Decathlon, a French sports equipment retailer, is a very strong brand in their native land. It is affordable, accessible — they have a lot of shops in France — and their range of choices is so large that it satisfies almost everyone.
Many French people have childhood memories linked to the company, such as when their parents bought them their first sports shoes, or swimming suit. Moreover, Decathlon carries everything you could possibly think of, from foldable football goal cages, to quick-dry towels, they have every sports-related item you could possibly need!
And then, a few weeks ago, Decathlon released a running hijab. The reaction was swift and brutal.
A tight hood divided a country. One part of France was completely fine with this long-needed product that promised inclusion, while the other was appalled, and decried it as an affront to French values. It even went to the point that one of Decathlon’s community managers was forced to become a referee and online guide of this national Twitter debate.
Now, what are French values? Liberté, égalité, fraternité, which translate to freedom, equality, and brotherhood. Some people say that these values are being challenged by the launch of the sports hijab. Is Islamophobia in France a surprise? Not at all! France is publicly tolerant, but institutionally racist and xenophobic, and the public outcry regrading this product is proof.
As a Catholic woman, I call bullshit on every pseudo-feminist who claims that Decathlon launching a sports hijab is sexist.

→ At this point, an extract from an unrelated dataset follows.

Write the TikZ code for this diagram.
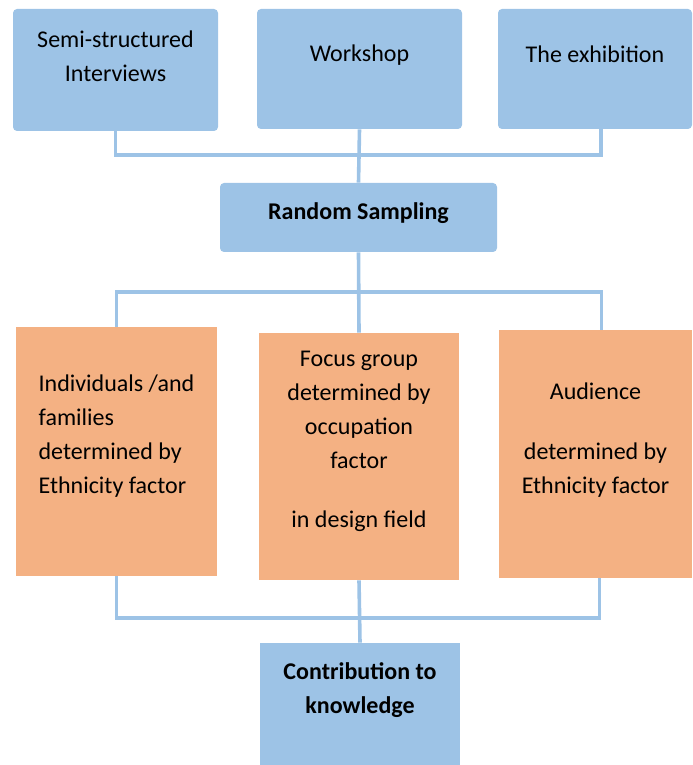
\documentclass[tikz,border=0pt]{standalone}
\usepackage{fontspec}
\setmainfont{Carlito}
\usetikzlibrary{positioning,calc}

\definecolor{boxblue}{HTML}{9DC3E6}
\definecolor{boxorange}{HTML}{F4B183}

\begin{document}
\begin{tikzpicture}[
  x=0.5pt, y=0.5pt,
  box/.style={rectangle, inner sep=0pt, fill=boxblue},
  obox/.style={rectangle, inner sep=0pt, fill=boxorange},
  txt/.style={align=center, font=\fontsize{12}{17}\selectfont, inner sep=0pt},
  link/.style={draw=boxblue, line width=1.8pt},
]
\useasboundingbox (0,0) rectangle (692,765);

% === DATA SOURCES ===
\node[box, rounded corners=2pt, minimum width=102.5pt, minimum height=61pt] (sem) at (115.5,695) {};
\node[box, rounded corners=2pt, minimum width=102.5pt, minimum height=60pt] (ws) at (359.5,696) {};
\node[box, rounded corners=2pt, minimum width=97pt, minimum height=60pt] (exh) at (595,696) {};

\node[txt] (semt) at ([yshift=7pt]sem.center) {Semi-structured\\Interviews};
\node[txt] (wst) at ([yshift=7pt]ws.center) {Workshop};
\node[txt] (exht) at ([yshift=7.5pt]exh.center) {The exhibition};

% === SAMPLING ===
\node[box, rounded corners=2pt, minimum width=138.5pt, minimum height=34.5pt] (rs) at (358.5,547.5) {};
\node[txt, font=\fontsize{12}{17}\selectfont\bfseries] (rst) at ([yshift=2pt]rs.center) {Random Sampling};

% === PARTICIPANT GROUPS ===
\node[obox, minimum width=100.5pt, minimum height=124.5pt] (ind) at (116.5,313.5) {};
\node[obox, minimum width=100pt, minimum height=123.5pt] (fg) at (359,308.5) {};
\node[obox, minimum width=96.5pt, minimum height=124pt] (aud) at (595.5,311) {};

\node[txt, align=left] (indt) at ([yshift=7.5pt]ind.center)
  {Individuals /and\\families\\determined by\\Ethnicity factor};
\node[txt] (fgt) at ([yshift=7.5pt]fg.center)
  {Focus group\\determined by\\occupation\\factor\\[12.5pt]in design field};
\node[txt] (audt) at ([yshift=7pt]aud.center)
  {Audience\\[13pt]determined by\\Ethnicity factor};

% === OUTCOME ===
\node[box, minimum width=100pt, minimum height=61pt] (con) at (360,61) {};
\node[txt, font=\fontsize{12}{17}\selectfont\bfseries] (cont) at ([yshift=7pt]con.center) {Contribution to\\knowledge};

% === CONNECTORS ===
\coordinate (bus1) at (359,610);
\coordinate (bus2) at (359,473);
\coordinate (bus3) at (359,147);

\draw[link] (sem.south) |- (bus1) -| ([xshift=3pt]exh.south);
\draw[link] (ws.south) -- (rs.north);
\draw[link] (rs.south) -- (fg.north);
\draw[link] (ind.north) |- (bus2) -| ([xshift=3pt]aud.north);
\draw[link] (ind.south) |- (bus3) -| ([xshift=2pt]aud.south);
\draw[link] (fg.south) -- (con.north);
\end{tikzpicture}
\end{document}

To me, feminism is about the freedom for women to wear what they want, and the empowerment to do what they choose to. Being able to cover any part of your body is a right, and it is nobody’s business but the woman herself. If you think forbidding women to wear hijabs is feminist, I think you don’t understand feminism. Forbidding a woman from doing ANYTHING is sexist, and against the ideals of feminism, whether you’re dealing with a bikini or a headscarf.
As a Catholic woman, I call bullshit on every person who claims that Decathlon launching a sports hijab is an ideological hijacking. This sports hijab gives women options; the option to cover your hair or not, and the option to go running whether you wear a hijab or not. Everyone should have the option to practice their religion! Being Catholic doesn’t keep me away from anything that I wish to do, and it should be the same for my Muslim sisters who wish to wear the hijab while killing it at their sport of choice. If they want to run, let them, and if they want to run with a hijab on their head, let them! Decathlon isn’t forcing customers to wear the hijab while they indulge in their favorite sports, it’s giving them the option to. If you don’t want to, then don’t, but let others practice their religion as they desire. Those who oppose the sports hijab are hiding their fears and Islamophobia behind a fake concern for a freedom that they don’t want others to have, and it’s not fooling anyone!

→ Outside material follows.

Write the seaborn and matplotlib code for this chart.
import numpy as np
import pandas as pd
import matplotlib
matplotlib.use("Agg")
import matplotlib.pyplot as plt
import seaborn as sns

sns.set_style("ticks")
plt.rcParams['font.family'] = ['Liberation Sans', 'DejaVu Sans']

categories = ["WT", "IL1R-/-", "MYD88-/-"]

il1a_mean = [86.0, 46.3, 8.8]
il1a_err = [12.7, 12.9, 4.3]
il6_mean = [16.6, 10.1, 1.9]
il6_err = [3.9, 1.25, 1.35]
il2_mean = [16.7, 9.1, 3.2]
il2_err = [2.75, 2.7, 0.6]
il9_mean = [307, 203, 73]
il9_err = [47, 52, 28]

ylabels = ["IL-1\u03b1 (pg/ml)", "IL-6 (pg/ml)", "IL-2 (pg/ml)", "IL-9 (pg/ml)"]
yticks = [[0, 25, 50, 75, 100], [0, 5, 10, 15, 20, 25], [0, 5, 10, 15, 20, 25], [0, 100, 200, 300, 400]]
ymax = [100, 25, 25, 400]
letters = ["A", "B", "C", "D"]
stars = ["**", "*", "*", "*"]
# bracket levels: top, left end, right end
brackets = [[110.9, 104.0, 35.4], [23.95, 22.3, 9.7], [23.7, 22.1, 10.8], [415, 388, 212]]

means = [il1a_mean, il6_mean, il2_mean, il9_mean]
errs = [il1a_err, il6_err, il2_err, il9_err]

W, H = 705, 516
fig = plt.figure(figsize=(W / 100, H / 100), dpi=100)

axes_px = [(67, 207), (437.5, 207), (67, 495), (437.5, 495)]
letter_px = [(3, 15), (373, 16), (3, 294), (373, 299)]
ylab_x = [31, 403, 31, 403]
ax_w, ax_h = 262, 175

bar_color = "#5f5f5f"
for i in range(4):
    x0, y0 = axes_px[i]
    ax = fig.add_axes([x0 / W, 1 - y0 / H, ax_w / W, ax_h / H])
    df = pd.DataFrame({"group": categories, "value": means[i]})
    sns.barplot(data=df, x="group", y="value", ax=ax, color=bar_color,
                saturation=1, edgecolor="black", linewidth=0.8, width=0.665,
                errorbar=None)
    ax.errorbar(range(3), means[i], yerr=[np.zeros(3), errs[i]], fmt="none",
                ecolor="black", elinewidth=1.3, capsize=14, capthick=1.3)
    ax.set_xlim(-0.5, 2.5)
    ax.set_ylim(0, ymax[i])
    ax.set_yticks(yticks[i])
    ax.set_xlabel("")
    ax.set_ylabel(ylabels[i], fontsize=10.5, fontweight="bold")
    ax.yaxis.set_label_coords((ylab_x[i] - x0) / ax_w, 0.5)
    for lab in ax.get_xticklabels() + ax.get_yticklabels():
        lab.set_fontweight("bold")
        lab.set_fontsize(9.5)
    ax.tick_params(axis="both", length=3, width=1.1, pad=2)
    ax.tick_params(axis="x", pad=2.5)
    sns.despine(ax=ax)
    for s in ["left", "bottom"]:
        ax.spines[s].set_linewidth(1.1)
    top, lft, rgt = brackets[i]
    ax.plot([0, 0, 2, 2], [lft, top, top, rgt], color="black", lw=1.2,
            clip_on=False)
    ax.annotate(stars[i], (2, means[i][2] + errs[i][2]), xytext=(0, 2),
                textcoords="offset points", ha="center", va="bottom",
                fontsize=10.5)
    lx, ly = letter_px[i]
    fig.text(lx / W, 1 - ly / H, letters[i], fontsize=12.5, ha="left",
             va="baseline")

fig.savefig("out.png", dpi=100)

As a French citizen, I call bullshit on everyone who claims that Decathlon launching a sports hijab is an attack to the French values.

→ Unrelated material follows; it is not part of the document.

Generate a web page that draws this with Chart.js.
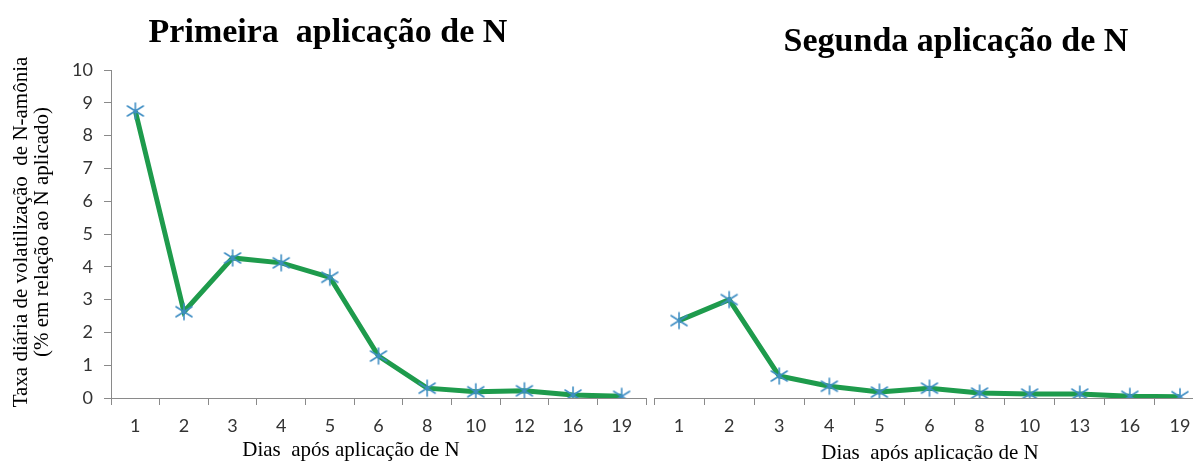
<!DOCTYPE html>
<html>
<head>
<meta charset="utf-8">
<script src="https://cdn.jsdelivr.net/npm/chart.js@4.4.1/dist/chart.umd.min.js"></script>
<style>
  html, body { margin:0; padding:0; background:#fff; width:1193px; height:461px; overflow:hidden; }
  .panel { position:absolute; top:0; height:461px; }
  #wrapL { left:0; width:660px; }
  #wrapR { left:640px; width:580px; }
</style>
</head>
<body>
<div id="wrapL" class="panel"><canvas id="chartL"></canvas></div>
<div id="wrapR" class="panel"><canvas id="chartR"></canvas></div>
<script>
// ---- data ----
const daysFirst  = ['1','2','3','4','5','6','8','10','12','16','19'];
const rateFirst  = [8.75, 2.63, 4.27, 4.12, 3.68, 1.28, 0.30, 0.19, 0.22, 0.09, 0.05];
const daysSecond = ['1','2','3','4','5','6','8','10','13','16','19'];
const rateSecond = [2.36, 3.00, 0.67, 0.36, 0.18, 0.30, 0.15, 0.12, 0.12, 0.05, 0.04];
const yTicks = [0,1,2,3,4,5,6,7,8,9,10];

const titleFirst = 'Primeira  aplicação de N';
const titleSecond = 'Segunda aplicação de N';
const xTitle = 'Dias  após aplicação de N';
const yTitle = ['Taxa diária de volatilização  de N-amônia', '(% em relação ao N aplicado)'];

// ---- styles ----
const lineColor = '#1e9b4c';
const markerColor = '#3f8ec4';
const axisColor = '#8a8a8a';
const tickFont = { family: 'Lato, "Open Sans", sans-serif', size: 18 };
const serif = '"Liberation Serif", "Times New Roman", serif';

function makeMarker() {
  const c = document.createElement('canvas');
  c.width = 20; c.height = 20;
  const g = c.getContext('2d');
  g.strokeStyle = markerColor;
  g.lineWidth = 1.6;
  g.lineCap = 'round';
  g.beginPath();
  g.moveTo(10, 2); g.lineTo(10, 18);
  g.moveTo(2, 5); g.lineTo(18, 15);
  g.moveTo(2, 15); g.lineTo(18, 5);
  g.stroke();
  return c;
}
const marker = makeMarker();

function textPlugin(cfg) {
  return {
    id: 'texts',
    afterDraw(chart) {
      const ctx = chart.ctx;
      ctx.save();
      ctx.fillStyle = '#000';
      ctx.textAlign = 'center';
      ctx.textBaseline = 'alphabetic';
      ctx.font = 'bold 34px ' + serif;
      ctx.fillText(cfg.title, cfg.titleX, cfg.titleY);
      ctx.font = '21px ' + serif;
      ctx.textBaseline = 'middle';
      ctx.fillText(cfg.xTitle, cfg.xTitleX, cfg.xTitleY);
      if (cfg.yTitle) {
        ctx.translate(cfg.yTitleX, cfg.yTitleY);
        ctx.rotate(-Math.PI / 2);
        ctx.font = '21px ' + serif;
        cfg.yTitle.forEach((t, i) => ctx.fillText(t, 0, i * cfg.yTitleGap));
      }
      ctx.restore();
    }
  };
}

function makeChart(id, labels, values, showY, pad, plugin) {
  return new Chart(document.getElementById(id), {
    type: 'line',
    data: {
      labels: labels,
      datasets: [{
        data: values,
        borderColor: lineColor,
        borderWidth: 5,
        tension: 0,
        pointStyle: marker,
        pointRadius: 9,
        pointHoverRadius: 9
      }]
    },
    options: {
      responsive: true,
      maintainAspectRatio: false,
      animation: false,
      events: [],
      layout: { padding: pad },
      plugins: { legend: { display: false }, tooltip: { enabled: false }, title: { display: false } },
      scales: {
        x: {
          offset: true,
          grid: { display: true, offset: true, drawOnChartArea: false, drawTicks: true, tickLength: 7, color: axisColor },
          border: { display: true, color: axisColor, width: 1 },
          ticks: { color: '#333', font: tickFont, padding: 10, maxRotation: 0, autoSkip: false },
          afterFit: s => { s.height = 63; }
        },
        y: {
          display: showY,
          min: 0, max: 10,
          afterBuildTicks: s => { s.ticks = yTicks.map(v => ({ value: v })); },
          grid: { display: true, drawOnChartArea: false, drawTicks: true, tickLength: 7, color: axisColor },
          border: { display: true, color: axisColor, width: 1 },
          ticks: { color: '#333', font: tickFont, padding: 11 },
          afterFit: s => { s.width = showY ? 111 : 0; }
        }
      }
    },
    plugins: [plugin]
  });
}

makeChart('chartL', daysFirst, rateFirst, true, { top: 70, left: 0, right: 7, bottom: 0 },
  textPlugin({ title: titleFirst, titleX: 328, titleY: 42, xTitle: xTitle, xTitleX: 351, xTitleY: 450,
               yTitle: yTitle, yTitleX: 21, yTitleY: 232, yTitleGap: 21 }));

makeChart('chartR', daysSecond, rateSecond, false, { top: 70, left: 14, right: 15, bottom: 0 },
  textPlugin({ title: titleSecond, titleX: 316, titleY: 51, xTitle: xTitle, xTitleX: 290, xTitleY: 453 }));
</script>
</body>
</html>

You can’t have liberté/freedom if you forbid people from wearing things based on your personal preferences.
You can’t have égalité/equality if you forbid others from practicing the sport that they want because you don’t like their equipment.
And finally, you can’t have fraternité/brotherhood if you outcast people for being who they are. Fraternity is about working together and accepting each other, not nit-picking on people who don’t fit in your cookie cutter ideology.
The opponents of Decathlon’s hijab are driven by fear and ignorance. This is not who, or what France should be remembered for! Historically, France is about progression. The Renaissance, the Age of Enlightenment, the Encyclopedia, the Revolution, May 1968; these are about pushing boundaries and promoting knowledge, not about being scared and sticking to what you know. This is the legacy we should inspire to advocate.
Like any country, France has greater and darker moments. By calling Decathlon out for producing an article of clothing that allows women to run as they please, the sexist and racist pages of France’s history are brought to the forefront. The past few weeks of fear-based reactions to the sports hijab bear France in its dark, colonial, and Vichy burden. These shouldn’t be forgotten, but we shouldn’t up hold either.
To sum this up, my name is Astrid, and I’m from France, born and raised. I love the country that I grew up in, and I would like to see it grow. In 2019, whether a woman can wear anything she wants or not should not be a topic of discussion, especially in a country that claims to be modern and open-minded. Racism, xenophobia and Islamophobia don’t have a place in “liberté, égalité et fraternité.”